Arx Fatalis’ Magic Was Ahead of Its Time and Technology

The game’s immersive yet clumsy magic system could have been saved by the Wiimote

Arx Fatalis’ Magic Was Ahead of Its Time and Technology
Source: Medium.

I will be as blunt as a hammer with you: I barely remember Arx Fatalis’ plot. It must have been noteworthy because people are still talking about it in 2023. Arkane Studios’ beloved role-playing game bridged genres and paved the way for gems like Dishonored and Prey. Arx Fatalis had a fairly unique setting, complete with a dying sun to set the mood. But what really managed to burrow into my mind was its frustrating magic system. Some of you may call it inventive and immersive in comparison to today’s button-mashing followed by random numbers flying off foes. But as a child, it was infuriating.

Source: TheGamer.

The sheer variety in Arx Fatalis’ underground-level design is remarkable for a title that’s nearly two decades old. I still remember making a pie with dough and water using a crafting system that made me feel invested in the game’s world. An open class system further drove home a sense of immersion. But the magic was admittedly the coolest part of your skill set. When it worked, the results were spectacular.

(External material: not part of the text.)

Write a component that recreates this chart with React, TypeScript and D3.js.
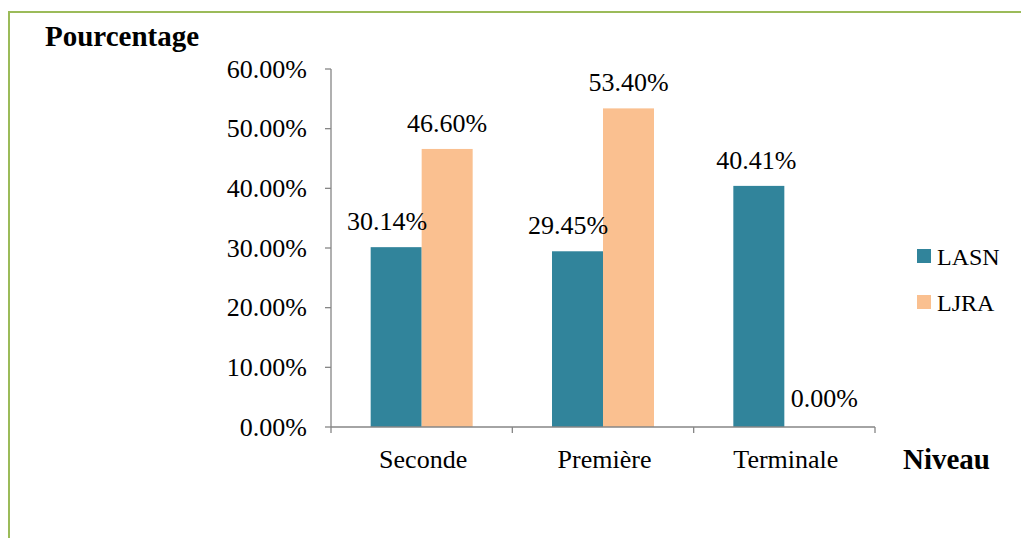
import React from "react";
import * as d3 from "d3";

const categories = ["Seconde", "Première", "Terminale"];
const seriesNames = ["LASN", "LJRA"];
const lasnValues = [30.14, 29.45, 40.41];
const ljraValues = [46.6, 53.4, 0.0];
const yTicks = [0, 10, 20, 30, 40, 50, 60];
const colors = ["#31849b", "#fac090"];

const W = 1021;
const H = 538;
const left = 331;
const right = 875;
const top = 69;
const bottom = 427;
const FONT = "'Liberation Serif', 'Times New Roman', serif";

// manual label nudges (relative to bar centre), as placed in the original
const labelDx = [
  [-9, -9.5, -2.5],
  [0, 0, 14.5],
];

export default function App() {
  const x = d3.scaleBand<string>().domain(categories).range([left, right]).paddingInner(0).paddingOuter(0);
  const y = d3.scaleLinear().domain([0, 60]).range([bottom, top]);
  const bw = 51;
  const series = [lasnValues, ljraValues];

  return (
    <svg width={W} height={H} style={{ position: "absolute", left: 0, top: 0 }}>
      <rect x={0} y={0} width={W} height={H} fill="#fff" />
      <path d={`M9,${H} V12 H${W}`} fill="none" stroke="#9bbb59" strokeWidth={2} />
      <text x={45} y={46} fontFamily={FONT} fontWeight="bold" fontSize={29} fill="#000">Pourcentage</text>
      {/* y axis */}
      <line x1={left} x2={left} y1={top} y2={bottom} stroke="#868686" strokeWidth={1.3} />
      {yTicks.map((t) => (
        <g key={t}>
          <line x1={left - 6} x2={left} y1={y(t)} y2={y(t)} stroke="#868686" strokeWidth={1.3} />
          <text x={307} y={y(t) + 8.5} textAnchor="end" fontFamily={FONT} fontSize={26} fill="#000">
            {t.toFixed(2)}%
          </text>
        </g>
      ))}
      {/* bars */}
      {categories.map((c, i) => {
        const cx = (x(c) as number) + x.bandwidth() / 2;
        return (
          <g key={c}>
            {series.map((vals, s) => {
              const bx = cx - bw + s * bw;
              const v = vals[i];
              return <rect key={s} x={bx} y={y(v)} width={bw} height={bottom - y(v)} fill={colors[s]} />;
            })}
          </g>
        );
      })}
      {/* x axis */}
      <line x1={left} x2={right} y1={bottom} y2={bottom} stroke="#868686" strokeWidth={1.3} />
      {[...categories.map((c) => x(c) as number), right].map((p, i) => (
        <line key={i} x1={p} x2={p} y1={bottom} y2={bottom + 6} stroke="#868686" strokeWidth={1.3} />
      ))}
      {categories.map((c) => (
        <text key={c} x={(x(c) as number) + x.bandwidth() / 2 + 1.5} y={468} textAnchor="middle" fontFamily={FONT} fontSize={26} fill="#000">
          {c}
        </text>
      ))}
      {/* data labels */}
      {categories.map((c, i) => {
        const cx = (x(c) as number) + x.bandwidth() / 2;
        return (
          <g key={c}>
            {series.map((vals, s) => {
              const v = vals[i];
              const bcx = cx - bw / 2 + s * bw;
              return (
                <text
                  key={s}
                  x={bcx + labelDx[s][i]}
                  y={y(v) - (v === 0 ? 20 : 17)}
                  textAnchor="middle"
                  fontFamily={FONT}
                  fontSize={26}
                  fill="#000"
                >
                  {v.toFixed(2)}%
                </text>
              );
            })}
          </g>
        );
      })}
      <text x={903} y={469} fontFamily={FONT} fontWeight="bold" fontSize={29} fill="#000">Niveau</text>
      {/* legend */}
      {seriesNames.map((n, s) => (
        <g key={n}>
          <rect x={917} y={249 + s * 46} width={14} height={14} fill={colors[s]} />
          <text x={937} y={265 + s * 46} fontFamily={FONT} fontSize={24} fill="#000">{n}</text>
        </g>
      ))}
    </svg>
  );
}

Arx Fatalis lets you mix and match about 20 runes to devastating effect. You could use these tools to bolster your defenses or interact with the environment. For instance, you could detect traps or fake walls and torches could be lit from afar. The runes themselves also made sense from a logical point of view. A line from left to right meant “create”; flip it and it became “negate.” A line drawn from the bottom up meant “improve”; invert it and it became “reduce.” Night vision meant using the “improve” and “sight” symbols. Arx Fatalis’ magic system delivered organic growth as the player remembered rune combinations over time. Even enemy magic users could be seen drawing runes in the air. Secret rune combos replaced cheat codes with a healthy serving of novelty.

You’d think that a kid would have had bigger problems with unforgiving stealth mechanics or the absence of a quest arrow telling you where to go. But nope, the magic system is what really drove me nuts. The problem? You couldn’t click on runes and call it a day. You had to draw them, one at a time.

Facing a snake woman with a clumsy spell. Source: Nerd Tome.

The cost of immersion

The garden variety spells in Arx Fatalis only needed you to use two runes together. But if you had to step up your boom, you had the ability to combine three or even four runes. There were plenty of neat spells (nearly 50) that ranged from the usual suspects to the more enterprising ones. Levitating over chasms felt like I was gaming the system. And the usual fireball and invisibility spells came in handy fairly often. Chaining together runes made me feel smart when it worked. Unfortunately, it didn’t happen as often as I hoped. And after playing other cRPGs and action-adventure titles, it’s clear as day why magic got simplified with time. I ain’t no wizard.

Laboriously drawing patterns on the screen with my mouse (yes, it had a trackball) was an exercise in frustration. There were no outlines that made it simpler, no handholding for the weary adventurer. It had a 17+ ESRB rating so I can’t really fault the devs (don’t tell my mom). And while you could look spells up in a spellbook and pre-cast three spells in advance, I still had to remember and draw patterns one after the other. Worse, I wasn’t aware of the pre-cast feature. Filling the screen with squiggly lines in a real-time combat situation rarely filled my coffers. It often filled my coffin instead.

I can’t help but wonder how Arx Fatalis’ magic would have felt with a wand of plastic that launched four years after the game. The Nintendo Wii’s motion-sensing remote was a perfect candidate for a system that involved drawing patterns on-screen in real time. The first-person perspective and the expansive levels would have been pretty immersive on a television. Nintendo’s first-party titles often came with elaborate tutorials that could fill 7-year-olds in on a game’s nuances. One such tutorial might have changed how I approached Arx Fatalis as a child. None of this changes the fact that Arkane Studios’ labour of love was a cult hit and a critical darling. It wasn’t glamorous but it was immersive in a way today’s games aren’t.